I know that some MMF actions do have a bit of overhead on them, but I don't see any in your events there that really stick out apart from the ones that look up the values in the array - however, I'm not really sure how you could avoid those. It may be worth testing with different array-style objects (depending on the content), though I can imagine that it's a bit of a job switching them over each time.
Re: Optimizing a Raycasting Engine
well yeah the array was the first thing that stuck out to me, too. But simply deleting it, and running he raycast as if there were no collisions at all, yields incredible slowdown. So its definitely not that. It seems to simply be the overhead associated with a loop, rather than the events/actions. That whole loop is called maybe 8 or so time per angle, and a loop runs through 200+ angles each frame. I guess my next course of testing would be to try running side by side loops & unwinding the outer loops, but so far it seems doubtful that would work.
as far as I can tell, the actual complexity of the actions is insignificant, the slowdown being rather entirely dependent on the # of total loops run per frame, wherever they are called. Like in that example I posted, running an empty loop 10000 times will kill your system with its lag, yet running a ridiculously complicated loop 100 times is just fine. its beyond me why fast loops, especially the built in ones, would have such high overhead compared to regular events.

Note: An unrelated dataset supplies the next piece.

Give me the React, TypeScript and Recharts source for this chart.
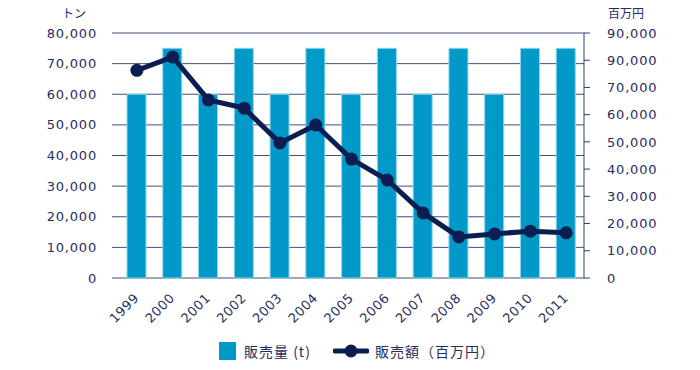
import React from 'react';
import { ComposedChart, Bar, Line, XAxis, YAxis, CartesianGrid } from 'recharts';

const years = ['1999', '2000', '2001', '2002', '2003', '2004', '2005', '2006', '2007', '2008', '2009', '2010', '2011'];
const volume = [60000, 75000, 60000, 75000, 60000, 75000, 60000, 75000, 60000, 75000, 60000, 75000, 75000];
const sales = [76300, 81200, 65400, 62400, 49600, 56200, 43700, 36000, 23900, 15100, 16200, 17200, 16600];

const leftTicks = [0, 10000, 20000, 30000, 40000, 50000, 60000, 70000, 80000];
const rightTicks = [0, 10000, 20000, 30000, 40000, 50000, 60000, 70000, 80000, 90000];
// labels as printed on the original right axis
const rightLabels = ['0', '10,000', '20,000', '30,000', '40,000', '50,000', '60,000', '70,000', '90,000', '90,000'];

const data = years.map((y, i) => ({ year: y, volume: volume[i], sales: sales[i] }));

const NAVY = '#0c1d52';
const TEXT = '#1f2d5f';
const BLUE = '#0199c7';
const FONT = '"DejaVu Sans", Verdana, sans-serif';
const JP = '"Noto Sans CJK JP", sans-serif';

const YearTick = (props: any) => {
  const { x, y, payload } = props;
  return (
    <text
      x={x}
      y={y}
      transform={`rotate(-45 ${x} ${y})`}
      textAnchor="end"
      fill={TEXT}
      fontSize={13}
      fontFamily={FONT}
      letterSpacing={0.5}
      dy={4}
    >
      {payload.value}
    </text>
  );
};

const App: React.FC = () => {
  return (
    <div style={{ position: 'absolute', left: 0, top: 0, width: 700, height: 370, background: '#fff' }}>
      <ComposedChart width={700} height={370} data={data} margin={{ top: 33, right: 0, bottom: 0, left: 0 }}>
        <CartesianGrid yAxisId="left" vertical={false} stroke="#2e3c6e" strokeOpacity={0.9} />
        <XAxis
          dataKey="year"
          axisLine={false}
          tickLine={false}
          interval={0}
          height={92}
          padding={{ left: 7, right: 0 }}
          tick={<YearTick />}
          tickMargin={12}
        />
        <YAxis
          yAxisId="left"
          domain={[0, 80000]}
          ticks={leftTicks}
          width={112}
          axisLine={false}
          tickLine={false}
          tickSize={0}
          tickMargin={15}
          tick={{ fill: TEXT, fontSize: 13, fontFamily: FONT, letterSpacing: 0.8 }}
          tickFormatter={(v: number) => v.toLocaleString('en-US')}
        />
        <YAxis
          yAxisId="right"
          orientation="right"
          domain={[0, 90000]}
          ticks={rightTicks}
          width={116}
          axisLine={{ stroke: '#2e3c6e' }}
          tickLine={{ stroke: '#2e3c6e' }}
          tickSize={6}
          tickMargin={17}
          tick={{ fill: TEXT, fontSize: 13, fontFamily: FONT, letterSpacing: 0.8, textAnchor: 'start' }}
          tickFormatter={(v: number) => rightLabels[rightTicks.indexOf(v)]}
        />
        <Bar yAxisId="left" dataKey="volume" fill={BLUE} stroke="#8ad6ec" strokeWidth={1} barSize={19} isAnimationActive={false} />
        <Line
          yAxisId="right"
          dataKey="sales"
          stroke={NAVY}
          strokeWidth={5}
          dot={{ r: 6.5, fill: NAVY, stroke: NAVY, strokeWidth: 0 }}
          isAnimationActive={false}
        />
      </ComposedChart>
      <div style={{ position: 'absolute', left: 62, top: 4, fontFamily: JP, fontSize: 12, color: TEXT }}>トン</div>
      <div style={{ position: 'absolute', left: 608, top: 4, fontFamily: JP, fontSize: 12, color: TEXT }}>百万円</div>
      <div
        style={{
          position: 'absolute',
          left: 219,
          top: 341,
          display: 'flex',
          alignItems: 'center',
          fontFamily: JP,
          fontSize: 14,
          color: TEXT,
          letterSpacing: 1,
        }}
      >
        <span style={{ display: 'inline-block', width: 17, height: 18, background: BLUE }} />
        <span style={{ marginLeft: 8 }}>販売量 (t)</span>
        <svg width={36} height={18} style={{ marginLeft: 22 }}>
          <line x1={2} y1={9} x2={34} y2={9} stroke={NAVY} strokeWidth={5} strokeLinecap="round" />
          <circle cx={18} cy={9} r={6.5} fill={NAVY} />
        </svg>
        <span style={{ marginLeft: 6 }}>販売額（百万円）</span>
      </div>
    </div>
  );
};

export default App;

Re: Optimizing a Raycasting Engine
its kind of interesting. I made a counter that kept track of the total number of times a loop ran per frame, combining ALL the loops in the entire game. It seems to be that the FPS is inversely proportional to the # of loops run per frame, regardless of how complex the loops are, what graphics are doing, etc. Its just FPS = k/#loops, pretty much. And right now, its appearing that even with a TON of loop unrolling, like 4x in every single loop, I'm pulling in around ~800-1000 loops per frame, when the FPS starts to suffer. Apparently, exceed this ~700 loops threshold just plain tanks the game.
As a further test, I created a BLANK MMF project, with simple commands: On an always event, it runs "Loop A" 1000 times. Loop A does nothing but set Global Value B to (random(10)). When this loop is not running, the game gets 50 FPS. When the loop is running, it gets ~44 FPS, with spikes down to 40.

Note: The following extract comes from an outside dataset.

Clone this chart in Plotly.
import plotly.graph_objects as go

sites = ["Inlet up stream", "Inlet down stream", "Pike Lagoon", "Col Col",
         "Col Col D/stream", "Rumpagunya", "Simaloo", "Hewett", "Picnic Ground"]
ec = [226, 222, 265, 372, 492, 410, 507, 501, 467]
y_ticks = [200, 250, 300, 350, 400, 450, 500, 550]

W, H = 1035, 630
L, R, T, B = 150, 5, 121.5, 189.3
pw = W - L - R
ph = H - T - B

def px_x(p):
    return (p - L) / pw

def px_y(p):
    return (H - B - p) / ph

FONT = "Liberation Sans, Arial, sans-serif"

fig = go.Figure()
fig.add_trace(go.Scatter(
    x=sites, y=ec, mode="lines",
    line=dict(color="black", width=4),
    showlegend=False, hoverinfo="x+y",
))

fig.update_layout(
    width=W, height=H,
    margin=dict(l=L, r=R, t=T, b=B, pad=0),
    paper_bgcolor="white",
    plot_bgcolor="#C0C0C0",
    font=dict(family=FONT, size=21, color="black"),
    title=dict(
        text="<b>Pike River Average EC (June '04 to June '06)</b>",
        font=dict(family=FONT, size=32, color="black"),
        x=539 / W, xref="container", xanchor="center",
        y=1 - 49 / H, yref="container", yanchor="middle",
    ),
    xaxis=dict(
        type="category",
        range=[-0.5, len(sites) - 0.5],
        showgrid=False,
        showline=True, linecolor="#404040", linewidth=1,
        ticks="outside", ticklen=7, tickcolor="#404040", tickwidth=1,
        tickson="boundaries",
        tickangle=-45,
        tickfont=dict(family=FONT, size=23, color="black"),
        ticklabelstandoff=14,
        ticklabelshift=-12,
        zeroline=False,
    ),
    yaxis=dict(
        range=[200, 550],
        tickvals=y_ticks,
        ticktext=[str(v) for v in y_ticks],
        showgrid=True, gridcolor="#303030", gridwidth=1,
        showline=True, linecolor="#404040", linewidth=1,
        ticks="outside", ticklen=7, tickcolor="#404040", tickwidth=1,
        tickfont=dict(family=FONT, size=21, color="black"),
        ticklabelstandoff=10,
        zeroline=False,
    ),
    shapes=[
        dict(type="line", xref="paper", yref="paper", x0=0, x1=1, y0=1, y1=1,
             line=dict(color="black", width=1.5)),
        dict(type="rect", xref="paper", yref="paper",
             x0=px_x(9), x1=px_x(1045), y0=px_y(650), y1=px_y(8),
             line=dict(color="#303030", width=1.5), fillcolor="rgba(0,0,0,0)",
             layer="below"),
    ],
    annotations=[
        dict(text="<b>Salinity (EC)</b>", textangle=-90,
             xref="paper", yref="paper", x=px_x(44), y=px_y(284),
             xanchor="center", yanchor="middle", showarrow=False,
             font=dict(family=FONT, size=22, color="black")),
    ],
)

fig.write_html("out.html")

Now my program runs ~700 loops, with a decrease down to maybe 38 FPS. The worse effect can be explained as the loss due to the graphical paste to overlay element, which is far from enough to lag the game on its own, but probably exacerbates the already bad lag.
So from what I can tell, MMF simply can't run a large amount of loops per frame. It slows down. Can someone PLEASE explain why it can parse through the ~3000 lines of code that my game gridquest had in TGF, each frame, yet cannot run a simple machine code "JMP" command 1000 times in MMF?
Re: Optimizing a Raycasting Engine
Simple answer its not the same as creating the same project in C or assembly. Its using interpreted commands that MMF understands this is slower because your computer doesn't readily understand these commands. If MMF could create a "pure" executable then things would be zipping around faster and the size of the exe would probably be smaller too.
At the moment there are some things MMF just isn't practical for your raycaster won't deliver the speed you want. You will have to wait for MMF3/3D or a faster processor
You may find another way to overcome this bottleneck by creating an object.
Re: Optimizing a Raycasting Engine
yeah thats just about it summed up. I guess I'll try experimenting with replacing some loops with extenions, like the fast loop object & fast function instead of using MMF built in loops. Perhaps having the work spread out across a variety will speed things up. Perhaps not. Worst case scenario, I just keep the resolution down. But you're right that it might be worth making a raycasting extension of my own just for use in this.
Re: Optimizing a Raycasting Engine
Quote:
Originally Posted by Pixelthief
it would run the exact same speed in either MMF1.5 or MMF2
Have you tried it in MMF2? It's worth checking, Clickteam have done a lot of work on it since MMF1.5, even if it doesn't seem like it to you.
Re: Optimizing a Raycasting Engine
i could try, but I'd need to KCAmath.mfx extension for MMF2, or a LOT of work rewriting code.